Fidelidad y Futuro.

Uno de los profesores de Antiguo Testamento más importantes de los últimos años, Norbert Lohfink, decía que la primera Constitución de la historia se escribió en el siglo VII antes de Cristo: el llamado “Código deuteronómico”, que se recoge en el actual quinto libro de la Biblia, el Deuteronomio. La promulgación de este código de leyes está ligado al reinado de Josías en Jerusalén y fue el corazón de una profunda reforma religiosa y social que el rey inició, propiciada por la decadencia de las grandes potencias que dejaban un respiro a los pequeños reinos.

En ese código están reguladas las responsabilidades de todas las instituciones del pueblo, incluido el rey. En este sentido se habla de “la primera Constitución”: el rey también está supeditado a la ley. Estamos hablando de hace más de dos mil seiscientos años. En sociedades mucho más tardías y muy superiores en cultura, los reyes eran los únicos legisladores y jueces, situándose por encima de la ley.

¿De dónde brota esta superioridad del “estado de derecho” en Israel? La ley está por encima del rey porque proviene de Dios. Moisés, junto a David, son los grandes personajes de la historia bíblica; pero Moisés está por encima de David, el rey ideal. Con Moisés nace el pueblo en el desierto, como fruto de una alianza con Dios en la que Moisés es el mediador. También él está al servicio de la ley. Lo que más importa es Dios y el pueblo, la alianza. Los demás protagonistas son instituciones al servicio del pueblo elegido, servidores del pacto entre Dios y la comunidad elegida por él.

Es cierto que no existe una autoridad judicial independiente del rey para interpretar esa ley y hacérsela cumplir; pero existen los profetas, sucesores de Moisés, que recuerdan, en nombre de Dios, las obligaciones de la alianza para todos.

También es cierto que hubo muchos profetas oficiales, a las órdenes de los reyes de turno, que no hacían sino decir a los gobernantes lo que querían oír. Esta situación también la denuncia el último libro de la Biblia, el Apocalipsis, refiriéndose al Imperio Romano: el falso profeta o la segunda Bestia, que simboliza toda la propaganda al servicio del poder, como en un anticipo del poder de los medios de comunicación al servicio de los gobernantes.

Pero, junto a los falsos profetas y a los videntes contratados, siempre hubo profetas libres, enviados por Dios, que se mantuvieron críticos frente a cualquier poder. También denunciaban al pueblo sus pecados. No estaban al servicio de una ideología, no pretendían sustituir el poder establecido por otro poder, que ellos detentarían, claro está. Se mantuvieron siempre libres, siempre profetas y nunca gobernantes, fieles solamente a la alianza, a Dios.
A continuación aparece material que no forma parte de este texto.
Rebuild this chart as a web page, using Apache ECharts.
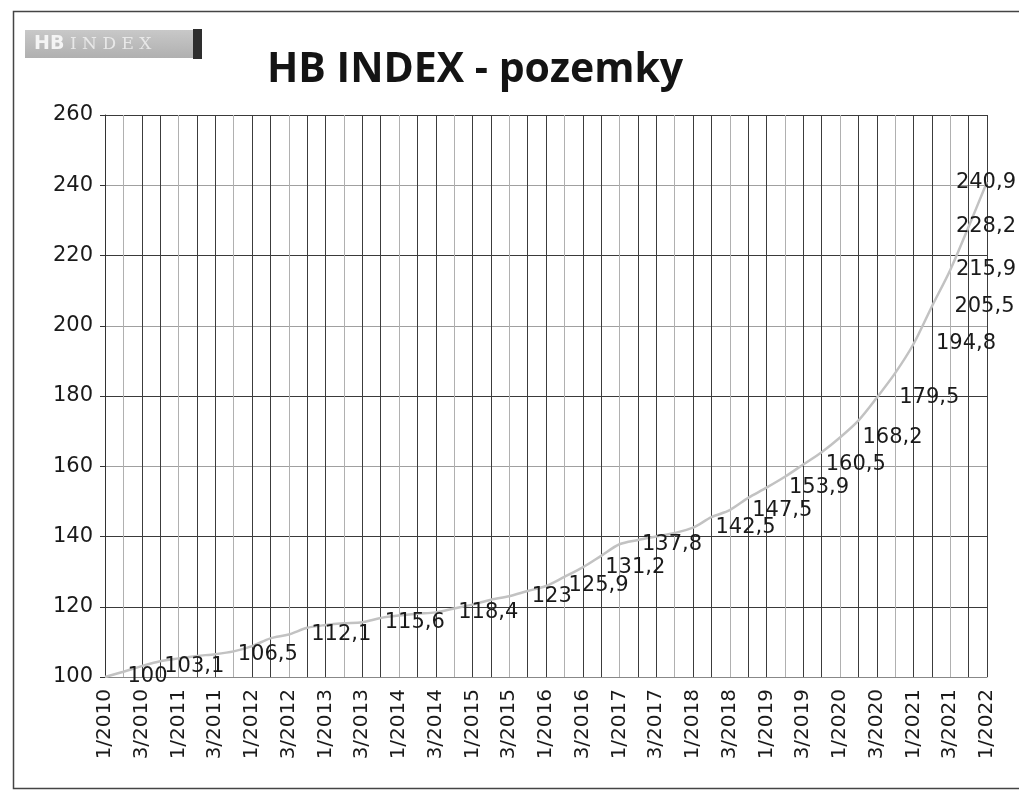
<!DOCTYPE html>
<html>
<head>
<meta charset="utf-8">
<script src="https://cdn.jsdelivr.net/npm/echarts@6/dist/echarts.min.js"></script>
<style>
html,body{margin:0;padding:0;background:#fff;}
#chart{width:1019px;height:793px;}
</style>
</head>
<body>
<div id="chart"></div>
<script>
// Quarterly categories 1/2010 .. 1/2022
const quarters = [
  "1/2010","2/2010","3/2010","4/2010",
  "1/2011","2/2011","3/2011","4/2011",
  "1/2012","2/2012","3/2012","4/2012",
  "1/2013","2/2013","3/2013","4/2013",
  "1/2014","2/2014","3/2014","4/2014",
  "1/2015","2/2015","3/2015","4/2015",
  "1/2016","2/2016","3/2016","4/2016",
  "1/2017","2/2017","3/2017","4/2017",
  "1/2018","2/2018","3/2018","4/2018",
  "1/2019","2/2019","3/2019","4/2019",
  "1/2020","2/2020","3/2020","4/2020",
  "1/2021","2/2021","3/2021","4/2021",
  "1/2022"
];
// HB INDEX values
const indexValues = [
  100, 101.5, 103.1, 104.5,
  105.3, 106.0, 106.5, 107.3,
  108.8, 111.0, 112.1, 114.0,
  114.8, 115.3, 115.6, 116.8,
  117.5, 118.0, 118.4, 119.5,
  120.6, 122.0, 123.0, 124.5,
  125.9, 128.5, 131.2, 134.5,
  137.8, 139.0, 140.0, 141.0,
  142.5, 145.5, 147.5, 151.0,
  153.9, 157.0, 160.5, 164.0,
  168.2, 173.0, 179.5, 186.5,
  194.8, 205.5, 215.9, 228.2,
  240.9
];
// Points that carry a data label
const labelledQuarters = [
  "1/2010","3/2010","3/2011","3/2012","3/2013","3/2014","3/2015",
  "1/2016","3/2016","1/2017","1/2018","3/2018","1/2019","3/2019",
  "1/2020","3/2020","1/2021","2/2021","3/2021","4/2021","1/2022"
];
const yTicks = [100,120,140,160,180,200,220,240,260];

const labelSet = new Set(labelledQuarters);
const fmt = v => String(v).replace('.', ',');

const chart = echarts.init(document.getElementById('chart'), null, {renderer:'canvas'});
const FONT = 'DejaVu Sans';

const seriesData = quarters.map((q, i) => ({
  value: indexValues[i],
  label: { show: labelSet.has(q) }
}));

// horizontal gridline colours from bottom (100) to top (260)
const hColors = ['#9a9a9a','#3a3a3a','#3a3a3a','#a0a0a0','#3a3a3a','#a0a0a0','#3a3a3a','#a0a0a0','#3a3a3a'];

const option = {
  animation: false,
  backgroundColor: '#fff',
  title: {
    text: 'HB INDEX - pozemky',
    left: 262, top: 45,
    textStyle: { fontFamily: 'Open Sans', fontWeight: 'bold', fontSize: 41, color: '#141414' }
  },
  graphic: [
    { type: 'rect', left: 11, top: 9, shape: { width: 1030, height: 777 },
      style: { fill: 'none', stroke: '#444', lineWidth: 1.5 }, silent: true },
    { type: 'rect', left: 25, top: 30, shape: { width: 170, height: 28 },
      style: { fill: new echarts.graphic.LinearGradient(0,0,0,1,[{offset:0,color:'#c8c8c8'},{offset:1,color:'#b0b0b0'}]) }, silent: true },
    { type: 'rect', left: 193, top: 29, shape: { width: 9, height: 30 },
      style: { fill: '#2e2e2e' }, silent: true },
    { type: 'text', left: 34, top: 35,
      style: { text: 'HB', fill: '#f4f4f4', font: 'bold 19px "DejaVu Sans"' }, silent: true },
    { type: 'text', left: 70, top: 36,
      style: { text: 'I N D E X', fill: '#e8e8e8', font: '17px "DejaVu Serif"' }, silent: true }
  ],
  grid: { left: 105, right: 32, top: 115, bottom: 116 },
  xAxis: {
    type: 'category',
    data: quarters,
    boundaryGap: false,
    axisLine: { show: true, lineStyle: { color: '#888', width: 1 } },
    axisTick: { show: false },
    axisLabel: {
      interval: 1, rotate: 90, margin: 12,
      fontFamily: FONT, fontSize: 20, color: '#1a1a1a'
    },
    splitLine: { show: true, interval: 0, lineStyle: { color: ['#3c3c3c','#b0b0b0','#3c3c3c'], width: 1 } }
  },
  yAxis: {
    type: 'value',
    min: 100, max: 260, interval: 20,
    axisLine: { show: true, lineStyle: { color: '#333', width: 1 } },
    axisTick: { show: true, length: 5, lineStyle: { color: '#333' } },
    axisLabel: { fontFamily: FONT, fontSize: 21, color: '#1a1a1a', margin: 12 },
    splitLine: { show: true, lineStyle: { color: hColors, width: 1 } }
  },
  series: [{
    type: 'line',
    data: seriesData,
    smooth: 0.3,
    showSymbol: true,
    symbol: 'circle',
    symbolSize: 1,
    itemStyle: { color: 'rgba(0,0,0,0)' },
    lineStyle: { color: '#c2c2c2', width: 2.5 },
    label: {
      position: 'right', distance: 22, offset: [0, 6],
      fontFamily: FONT, fontSize: 21, color: '#1a1a1a',
      formatter: p => fmt(p.value)
    },
    labelLayout: function (p) {
      const r = p.labelRect;
      const limit = 1016;
      if (r.x + r.width > limit) return { dx: limit - (r.x + r.width) };
      return {};
    }
  }]
};
chart.setOption(option);
</script>
</body>
</html>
Eran libres frente al rey, y lo eran también frente al pueblo: nunca fueron demagogos; no decían lo que los reyes y sacerdotes querían oír, pero tampoco lo que el pueblo quería.

Esta libertad les costó la persecución, a algunos también la vida. Ellos fueron la memoria viva de un pueblo libre, incluso frente a sí mismo, llamado a ser fiel a sus principios y lleno de memoria por el origen que los constituyó como pueblo.

El profeta mira al presente con distancia, con luz clara, porque mira desde el origen, desde la verdad de lo que el pueblo decidió ser como respuesta a una oferta de Dios. Israel es una nación con memoria y los profetas son el decantador de esa memoria que la hace ser agua limpia que fecunda.

El pueblo no está inventando cada generación lo que quiere ser, refundándose a cada instante, según las modas de las mayorías cambiantes o según la opresión de las potencias extranjeras; o movidos por la ideología del último demagogo surgido de algún rincón de frustración de la sociedad.

El pueblo tiene que decidir, y el profeta recuerda las consecuencias de cada decisión y la voluntad primera que las tribus han ido construyendo a lo largo de su historia.

Por eso, por la fidelidad y la libertad, por su vinculación al derecho, a la alianza, Israel ha perdurado sobre las potencias superiores que en el pasado compartieron protagonismo con el pueblo de la Biblia.